I actually asked Beverley about all of this the summer after that season was over because we were running a big story on him. I asked him if when it was announced that Murray was starting in Parker’s place that game that he knew that he was going to try to pull Murray’s arms and legs off immediately. He said yes, that that was exactly what he wanted to do. And, really, that’s what he did (Murray shot 1-for-5 from the field, had as many turnovers as rebounds, and had his lowest game score of the postseason). BUT—and here’s what was so promising then, and what feels especially promising now—Murray didn’t back down. He looked overwhelmed, sure, but only momentarily, and only because of inexperience, not because of fear, which is really all you can ask of a player. (This is the same reason I love Patty Mills. It feels like Mills has never missed a shot because he was afraid.
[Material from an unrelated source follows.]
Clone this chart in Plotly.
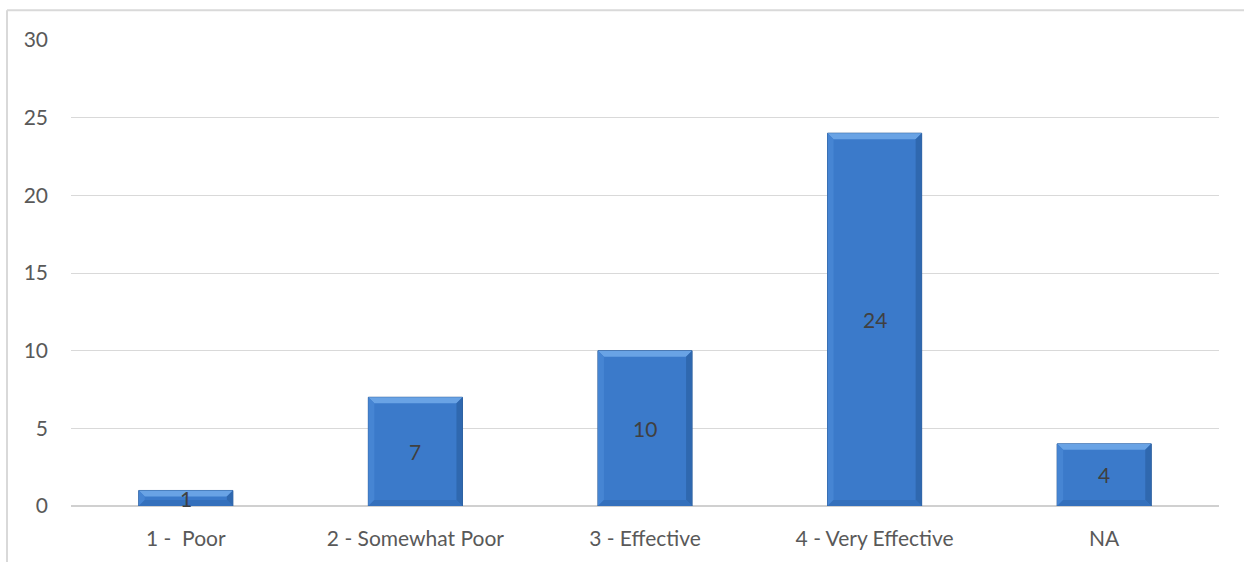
import plotly.graph_objects as go

# Survey responses by rating
categories = ["1 -  Poor", "2 - Somewhat Poor", "3 - Effective", "4 - Very Effective", "NA"]
counts = [1, 7, 10, 24, 4]
y_ticks = [0, 5, 10, 15, 20, 25, 30]

W, H = 1244, 562
M_L, M_R, M_T, M_B = 71, 25, 40, 54
Y_MAX = 30
BAR_W = 0.41

plot_w = W - M_L - M_R
plot_h = H - M_T - M_B
# bevel depth of ~6 px expressed in axis units
bev_x = 6 / (plot_w / len(categories))
bev_y = 6 * Y_MAX / plot_h

FONT = "Lato, Open Sans, sans-serif"
FS = 21
TXT = "#595959"

fig = go.Figure()
fig.add_trace(go.Bar(
    x=list(range(len(categories))), y=counts, width=BAR_W,
    marker=dict(color="#3B7ACA", line=dict(color="#2C5C98", width=1)),
    hoverinfo="skip", showlegend=False,
))

shapes = []
for i, v in enumerate(counts):
    x0, x1 = i - BAR_W / 2, i + BAR_W / 2
    by = min(bev_y, v / 2)
    bx = bev_x
    faces = [
        # top, left, right, bottom bevel faces
        (f"M {x0},{v} L {x1},{v} L {x1-bx},{v-by} L {x0+bx},{v-by} Z", "#69A3E5"),
        (f"M {x0},{v} L {x0+bx},{v-by} L {x0+bx},{by} L {x0},0 Z", "#4685D3"),
        (f"M {x1},{v} L {x1-bx},{v-by} L {x1-bx},{by} L {x1},0 Z", "#2F68AF"),
        (f"M {x0},0 L {x1},0 L {x1-bx},{by} L {x0+bx},{by} Z", "#3470BC"),
    ]
    for path, col in faces:
        shapes.append(dict(type="path", path=path, xref="x", yref="y",
                           fillcolor=col, line=dict(width=0), layer="above"))

# chart frame: top and left edges
px_to_paper_x = lambda px: (px - M_L) / plot_w
px_to_paper_y = lambda py: (H - M_B - py) / plot_h
shapes.append(dict(type="line", xref="paper", yref="paper",
                   x0=px_to_paper_x(7), x1=px_to_paper_x(1250),
                   y0=px_to_paper_y(10), y1=px_to_paper_y(10),
                   line=dict(color="#d9d9d9", width=2)))
shapes.append(dict(type="line", xref="paper", yref="paper",
                   x0=px_to_paper_x(7), x1=px_to_paper_x(7),
                   y0=px_to_paper_y(10), y1=px_to_paper_y(570),
                   line=dict(color="#d9d9d9", width=2)))

# value labels centred on each bar
annotations = [
    dict(x=i, y=v / 2, xref="x", yref="y", text=str(v), showarrow=False,
         font=dict(family=FONT, size=FS, color="#404040"))
    for i, v in enumerate(counts)
]

fig.update_layout(
    width=W, height=H,
    margin=dict(l=M_L, r=M_R, t=M_T, b=M_B),
    paper_bgcolor="white", plot_bgcolor="white",
    bargap=1 - BAR_W,
    shapes=shapes,
    annotations=annotations,
    font=dict(family=FONT, size=FS, color=TXT),
    xaxis=dict(
        tickmode="array", tickvals=list(range(len(categories))), ticktext=categories,
        range=[-0.5, len(categories) - 0.5], showgrid=False, zeroline=False,
        showline=False, ticks="", ticklabelstandoff=18,
        tickfont=dict(size=FS, color=TXT),
    ),
    yaxis=dict(
        range=[0, Y_MAX], tickvals=y_ticks, showgrid=True, gridcolor="#d9d9d9",
        gridwidth=1, zeroline=True, zerolinecolor="#d0d0d0", zerolinewidth=2,
        showline=False, ticks="", ticklabelstandoff=22,
        tickfont=dict(size=FS, color=TXT),
    ),
)

fig.write_html("out.html")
He’s only ever missed a shot because he missed a shot. You can measure any of his misses up against, say, that time Peja Stojakovic air-balled a wide-open 3 that would’ve put the Kings ahead in the final 10 seconds of Game 7 of that iconic 2003 Kings-Lakers series to see both ends of the spectrum.)
At any rate, Murray shot 50 percent from the field in Game 4 of that Rockets series, then 50 percent again from the field in a closeout Game 6, along with 10 rebounds, five assists, two steals, and a block in less than 24 minutes of action. (It was his highest game score of the postseason.) Watching him after Tony went down very much felt like one of those “We got ourselves a basketball player” moments. Which is why it was such a massive fucking bummer in the 2018-19 preseason when he went down for the year with a torn ACL, and why it has felt so good watching him start off this season already doing devastating things. (He put up an 18-8-6-3 stat line on the Knicks in the first game of the season. It was very exciting to watch. And he played only 24 minutes.) (And maybe even a bigger indicator of the type of impact he’ll be able to have on the team: Here’s a great piece from Pounding the Rock about how Dejounte, despite being on a minutes restriction as he eases his way into full-time responsibility, has already turned his transition attack into a nuclear strike for the Spurs.)
And so you take what Dejounte is already doing, and then you add in that Derrick White, another of the Spurs’ younger players, already had a “We got ourselves a basketball player” moment in the playoffs (he hung a 36-5-5 stat line on the Nuggets in Game 3 of their first-round matchup this past postseason), and … I mean … I don’t know. I don’t know exactly what all of this means. But I know I feel good about it.